In comparison to similar law enforcement practices in contemporary Europe and even in other colonial towns in North America, the replication of these drum signals in early Charleston is hardly remarkable. The extra-ordinary importance of this 1706 reference lies in the implication of the drummer’s identity. In April of 1706, Colonel James Risbee (d. 1712) was receiving money for the use of a drum and a drummer which he had provided to the night watch over a period of at least a year, and for which he expected compensation.[13] The aged colonel certainly wasn’t beating the drum himself, and the drummer in question could not have been a white indentured servant. At that time, the government of South Carolina expected all white men, aged sixteen to sixty, to serve voluntarily in the militia and the watch regardless of their socio-economic status.[14] The drummer, therefore, must have been an enslaved man who legally belonged to Colonel Risbee, who had also paid for the drum he beat in the service of the Charleston night watch.

A few years earlier, in August of 1702, Governor James Moore observed that several local militia companies lacked the drummers necessary to coordinate their respective military activities. “In evry beat [unit] there are men enough qualified for it,” he noted, “yett few or none will doe it.”[15] The solution to this white musical reluctance, it appears, was to enlist the talents of enslaved men of African descent who could be trusted to learn and perform the military signals then in use by the English colonists on a European-style snare drum. This government-authorized intersection of African talent and European musical practice, which was first noted in the night watch of 1706, soon became a regular feature of militia and police activity in urban Charleston and eventually blossomed into what we know as jazz in the city of Charleston.

In the aftermath of an unsuccessful joint operation between French and Spanish forces to invade Charleston in the autumn of 1706 (see Episode 1), the South Carolina legislature again felt compelled to replace Charleston’s volunteer night watch with a salaried paramilitary force. In July 1707, during a “time of war and eminent danger,” the government ratified an act that appointed two watch commanders, Thomas Walker and Matthew Porter, each of whom was required to appoint a deputy, and provided an annual salary for these four men. The commanders were to lead Charleston’s night watch in rotation, each man once “every fourth night,” and to “find & procure” twelve men, armed in accordance with the militia act, who would serve as watchmen “every night.” The text of this law does not mention drawing citizens to take turns watching in rotation, nor does it specify a salary for the enlisted watchmen. By noting the arithmetic of the funding scheme managed by a team of assessors and commissioners, however, it seems clear that the twelve watchmen also received a small salary. From an annual appropriation of £350, each of the two commanders was to receive £40 annually, out of which he was to pay his deputy as well. An additional charge of £30 was allocated for “drums, fire, candles & other contingent charges relating to the watch.” The remaining £140 must have been divided among the twelve watchmen (and perhaps some unspecified commission for the assessors).[16]

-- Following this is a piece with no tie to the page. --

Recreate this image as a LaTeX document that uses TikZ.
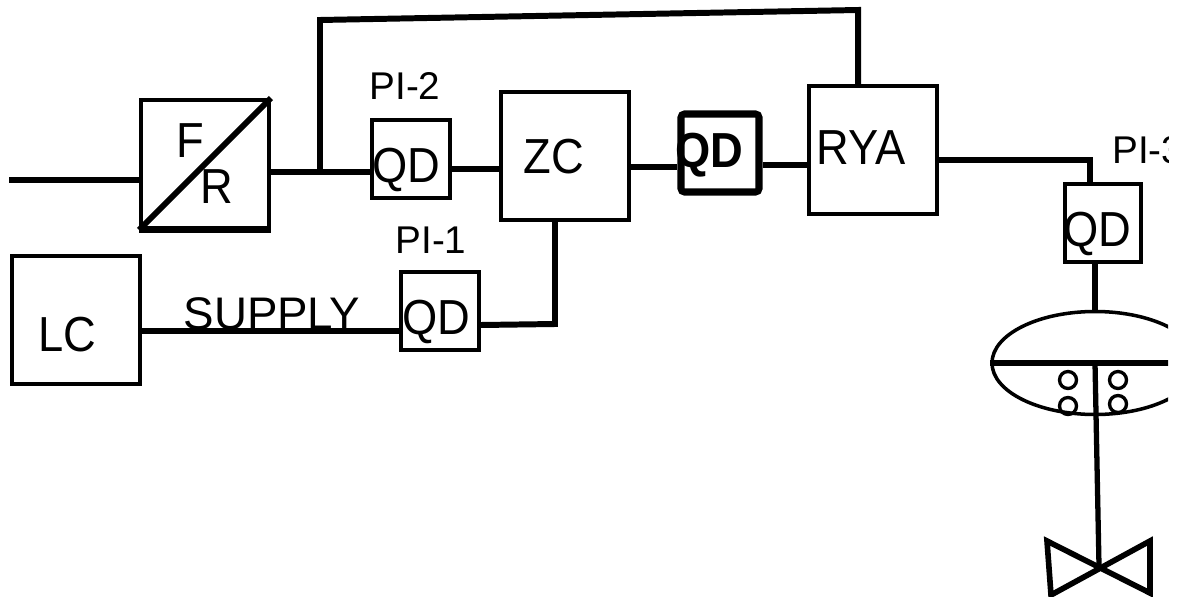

Seven days after ratifying this act, on July 19th, the legislature ratified an amending act that reduced the number of salaried nightly watchmen from twelve to six. It would appear, therefore, that the watch commanders experienced some difficulty in procuring trustworthy men willing to guard the town every night for approximately £10 per year, when the government had offered £20 a few years earlier for the same job.[17]

A few months after the creation of this new salaried force in the summer of 1707, the journal of the Commons House of Assembly once again recorded a payment for a drummer. Dispelling any confusion over the race or status of the drummer beating Charleston’s nightly tattoo and morning reveille, on November 26th, the House ordered a payment of £3 to “Mr. James Ingerson for his Negro druming [sic] 3 months,” or one quarter of a year.[18]

As England’s international conflict known as Queen Anne’s War against France and Spain dragged into the year 1708, the fear of a foreign attack on the capital of South Carolina once again spurred a serious modification of Charleston’s night watch. On April 24th of that year, the provincial legislature ratified a law that expanded the existing salaried paramilitary watch to include three commissioned “commanders” (Richard Wigg, Matthew Porter, and Robert Ellis), each earning £40 currency per year, and thirty-six watchmen who received an annual salary of £20. Although the description of their duties and the method of raising the funds for these unprecedented charges was nearly identical to that of the 1707 watch act, the text of the new act explained that the enlarged force was responsible for patrolling urban Charleston as well as the fort then under construction on James Island.

The 1708 act directs each of the three commanders to take charge of the watch “in his turne,” and “to keep up half the number of thirty six watchmen every night at Charlestown and Windmill Point.” I’m not sure how to interpret that phrase, and its meaning is not clarified elsewhere in the text. Either eighteen watchmen went to James Island every night while eighteen remained in Charleston, or eighteen men reported for duty each night in rotation, and were then divided between the two locations.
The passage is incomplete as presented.